### Aim of the task
Tally how many lines hold the string "with". Your reply should be that number alone.

### Input data

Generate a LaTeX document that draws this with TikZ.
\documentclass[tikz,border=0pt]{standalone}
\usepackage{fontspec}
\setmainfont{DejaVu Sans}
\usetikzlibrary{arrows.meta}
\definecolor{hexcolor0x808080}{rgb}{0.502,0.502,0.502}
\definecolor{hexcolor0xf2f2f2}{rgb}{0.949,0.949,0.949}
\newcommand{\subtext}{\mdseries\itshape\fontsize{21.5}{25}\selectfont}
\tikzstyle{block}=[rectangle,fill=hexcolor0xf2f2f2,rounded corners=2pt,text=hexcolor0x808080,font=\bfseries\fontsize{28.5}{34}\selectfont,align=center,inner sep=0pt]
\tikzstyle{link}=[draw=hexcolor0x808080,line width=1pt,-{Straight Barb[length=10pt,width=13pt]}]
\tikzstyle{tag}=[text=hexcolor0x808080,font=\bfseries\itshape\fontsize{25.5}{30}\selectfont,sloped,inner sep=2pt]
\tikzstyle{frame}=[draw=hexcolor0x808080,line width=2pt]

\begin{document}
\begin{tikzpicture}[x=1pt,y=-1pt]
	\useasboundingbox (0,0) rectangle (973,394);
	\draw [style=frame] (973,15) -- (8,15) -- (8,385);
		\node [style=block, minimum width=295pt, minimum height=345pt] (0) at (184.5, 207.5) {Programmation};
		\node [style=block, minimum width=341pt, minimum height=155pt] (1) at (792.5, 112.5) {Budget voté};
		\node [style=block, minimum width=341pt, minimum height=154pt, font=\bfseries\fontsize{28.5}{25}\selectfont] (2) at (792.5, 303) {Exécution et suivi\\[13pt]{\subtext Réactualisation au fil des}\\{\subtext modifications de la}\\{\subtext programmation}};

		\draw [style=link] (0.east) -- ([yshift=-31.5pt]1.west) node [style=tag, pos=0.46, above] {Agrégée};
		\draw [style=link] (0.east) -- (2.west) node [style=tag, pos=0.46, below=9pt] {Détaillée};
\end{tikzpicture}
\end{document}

==

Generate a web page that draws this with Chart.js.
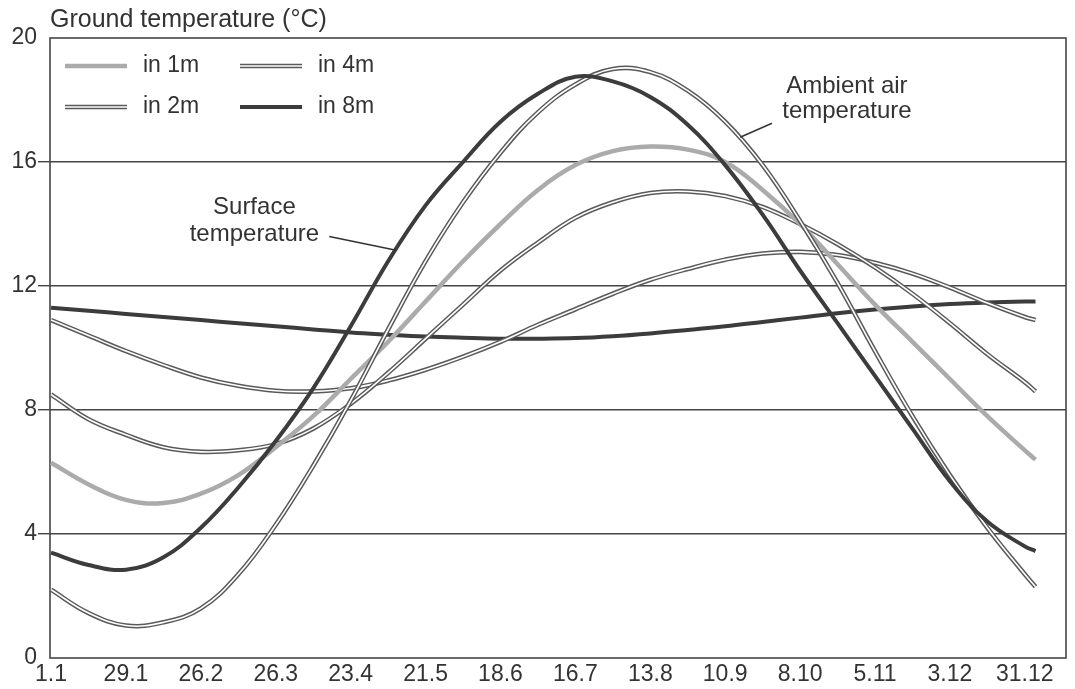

### Complete answer
2